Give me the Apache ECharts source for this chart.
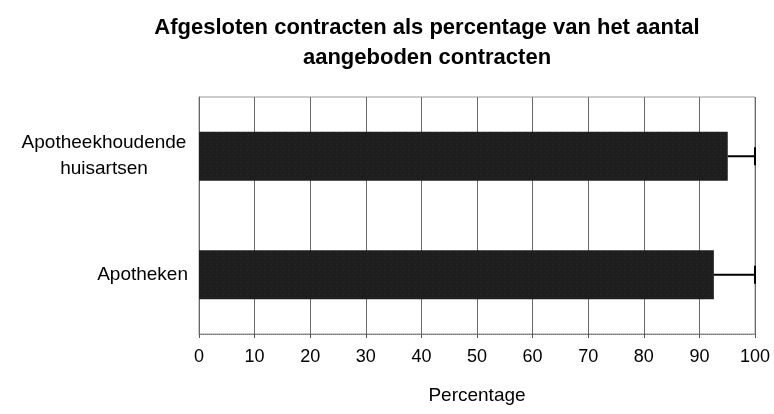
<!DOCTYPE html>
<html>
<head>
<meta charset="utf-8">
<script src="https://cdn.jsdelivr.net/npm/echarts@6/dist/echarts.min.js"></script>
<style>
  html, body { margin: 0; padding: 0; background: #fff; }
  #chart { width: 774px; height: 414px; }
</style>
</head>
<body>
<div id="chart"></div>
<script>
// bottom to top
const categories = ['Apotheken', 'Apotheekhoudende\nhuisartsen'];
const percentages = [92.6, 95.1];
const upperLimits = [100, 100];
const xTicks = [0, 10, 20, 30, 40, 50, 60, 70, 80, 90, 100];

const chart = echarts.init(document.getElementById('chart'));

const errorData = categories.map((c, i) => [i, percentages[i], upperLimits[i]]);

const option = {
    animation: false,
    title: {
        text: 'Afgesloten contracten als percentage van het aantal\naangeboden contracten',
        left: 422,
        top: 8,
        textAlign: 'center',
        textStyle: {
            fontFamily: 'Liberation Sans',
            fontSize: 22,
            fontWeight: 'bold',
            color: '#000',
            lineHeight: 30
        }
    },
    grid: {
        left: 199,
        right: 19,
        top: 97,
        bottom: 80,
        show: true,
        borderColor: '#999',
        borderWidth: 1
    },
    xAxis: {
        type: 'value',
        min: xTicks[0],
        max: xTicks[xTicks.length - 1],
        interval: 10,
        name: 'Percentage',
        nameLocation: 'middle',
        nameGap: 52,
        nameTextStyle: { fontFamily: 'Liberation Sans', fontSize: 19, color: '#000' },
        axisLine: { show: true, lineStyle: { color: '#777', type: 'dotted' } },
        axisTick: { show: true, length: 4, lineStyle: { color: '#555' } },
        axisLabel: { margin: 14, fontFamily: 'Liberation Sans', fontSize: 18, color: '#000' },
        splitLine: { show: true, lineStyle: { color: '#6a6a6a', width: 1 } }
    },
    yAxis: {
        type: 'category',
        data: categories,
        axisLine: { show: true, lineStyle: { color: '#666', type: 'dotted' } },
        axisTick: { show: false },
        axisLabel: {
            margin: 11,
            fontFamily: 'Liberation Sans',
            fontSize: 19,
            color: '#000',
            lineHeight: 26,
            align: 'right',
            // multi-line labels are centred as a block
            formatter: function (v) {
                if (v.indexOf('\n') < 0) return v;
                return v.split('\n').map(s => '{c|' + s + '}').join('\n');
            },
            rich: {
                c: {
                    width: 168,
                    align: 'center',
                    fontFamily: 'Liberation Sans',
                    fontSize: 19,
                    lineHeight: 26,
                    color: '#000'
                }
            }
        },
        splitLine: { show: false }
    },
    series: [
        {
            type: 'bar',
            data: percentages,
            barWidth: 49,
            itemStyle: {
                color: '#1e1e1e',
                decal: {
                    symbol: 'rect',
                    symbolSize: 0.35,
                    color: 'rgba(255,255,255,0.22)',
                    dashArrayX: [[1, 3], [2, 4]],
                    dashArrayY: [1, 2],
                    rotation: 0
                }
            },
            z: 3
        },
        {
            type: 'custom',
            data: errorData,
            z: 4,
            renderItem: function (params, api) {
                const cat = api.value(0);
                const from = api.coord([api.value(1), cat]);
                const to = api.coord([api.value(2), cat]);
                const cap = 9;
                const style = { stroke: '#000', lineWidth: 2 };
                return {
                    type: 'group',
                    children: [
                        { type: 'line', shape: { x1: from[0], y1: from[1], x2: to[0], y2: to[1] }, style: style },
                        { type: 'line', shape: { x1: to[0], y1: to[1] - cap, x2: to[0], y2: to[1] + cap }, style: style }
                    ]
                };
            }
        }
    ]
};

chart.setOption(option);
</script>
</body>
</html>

* _DIRECTIONS_
Without including any picture, repeat the data exactly.

* _PROBLEM SOLUTION_
Give me the Apache ECharts source for this chart.
<!DOCTYPE html>
<html>
<head>
<meta charset="utf-8">
<script src="https://cdn.jsdelivr.net/npm/echarts@6/dist/echarts.min.js"></script>
<style>
  html, body { margin: 0; padding: 0; background: #fff; }
  #chart { width: 774px; height: 414px; }
</style>
</head>
<body>
<div id="chart"></div>
<script>
// bottom to top
const categories = ['Apotheken', 'Apotheekhoudende\nhuisartsen'];
const percentages = [92.6, 95.1];
const upperLimits = [100, 100];
const xTicks = [0, 10, 20, 30, 40, 50, 60, 70, 80, 90, 100];

const chart = echarts.init(document.getElementById('chart'));

const errorData = categories.map((c, i) => [i, percentages[i], upperLimits[i]]);

const option = {
    animation: false,
    title: {
        text: 'Afgesloten contracten als percentage van het aantal\naangeboden contracten',
        left: 422,
        top: 8,
        textAlign: 'center',
        textStyle: {
            fontFamily: 'Liberation Sans',
            fontSize: 22,
            fontWeight: 'bold',
            color: '#000',
            lineHeight: 30
        }
    },
    grid: {
        left: 199,
        right: 19,
        top: 97,
        bottom: 80,
        show: true,
        borderColor: '#999',
        borderWidth: 1
    },
    xAxis: {
        type: 'value',
        min: xTicks[0],
        max: xTicks[xTicks.length - 1],
        interval: 10,
        name: 'Percentage',
        nameLocation: 'middle',
        nameGap: 52,
        nameTextStyle: { fontFamily: 'Liberation Sans', fontSize: 19, color: '#000' },
        axisLine: { show: true, lineStyle: { color: '#777', type: 'dotted' } },
        axisTick: { show: true, length: 4, lineStyle: { color: '#555' } },
        axisLabel: { margin: 14, fontFamily: 'Liberation Sans', fontSize: 18, color: '#000' },
        splitLine: { show: true, lineStyle: { color: '#6a6a6a', width: 1 } }
    },
    yAxis: {
        type: 'category',
        data: categories,
        axisLine: { show: true, lineStyle: { color: '#666', type: 'dotted' } },
        axisTick: { show: false },
        axisLabel: {
            margin: 11,
            fontFamily: 'Liberation Sans',
            fontSize: 19,
            color: '#000',
            lineHeight: 26,
            align: 'right',
            // multi-line labels are centred as a block
            formatter: function (v) {
                if (v.indexOf('\n') < 0) return v;
                return v.split('\n').map(s => '{c|' + s + '}').join('\n');
            },
            rich: {
                c: {
                    width: 168,
                    align: 'center',
                    fontFamily: 'Liberation Sans',
                    fontSize: 19,
                    lineHeight: 26,
                    color: '#000'
                }
            }
        },
        splitLine: { show: false }
    },
    series: [
        {
            type: 'bar',
            data: percentages,
            barWidth: 49,
            itemStyle: {
                color: '#1e1e1e',
                decal: {
                    symbol: 'rect',
                    symbolSize: 0.35,
                    color: 'rgba(255,255,255,0.22)',
                    dashArrayX: [[1, 3], [2, 4]],
                    dashArrayY: [1, 2],
                    rotation: 0
                }
            },
            z: 3
        },
        {
            type: 'custom',
            data: errorData,
            z: 4,
            renderItem: function (params, api) {
                const cat = api.value(0);
                const from = api.coord([api.value(1), cat]);
                const to = api.coord([api.value(2), cat]);
                const cap = 9;
                const style = { stroke: '#000', lineWidth: 2 };
                return {
                    type: 'group',
                    children: [
                        { type: 'line', shape: { x1: from[0], y1: from[1], x2: to[0], y2: to[1] }, style: style },
                        { type: 'line', shape: { x1: to[0], y1: to[1] - cap, x2: to[0], y2: to[1] + cap }, style: style }
                    ]
                };
            }
        }
    ]
};

chart.setOption(option);
</script>
</body>
</html>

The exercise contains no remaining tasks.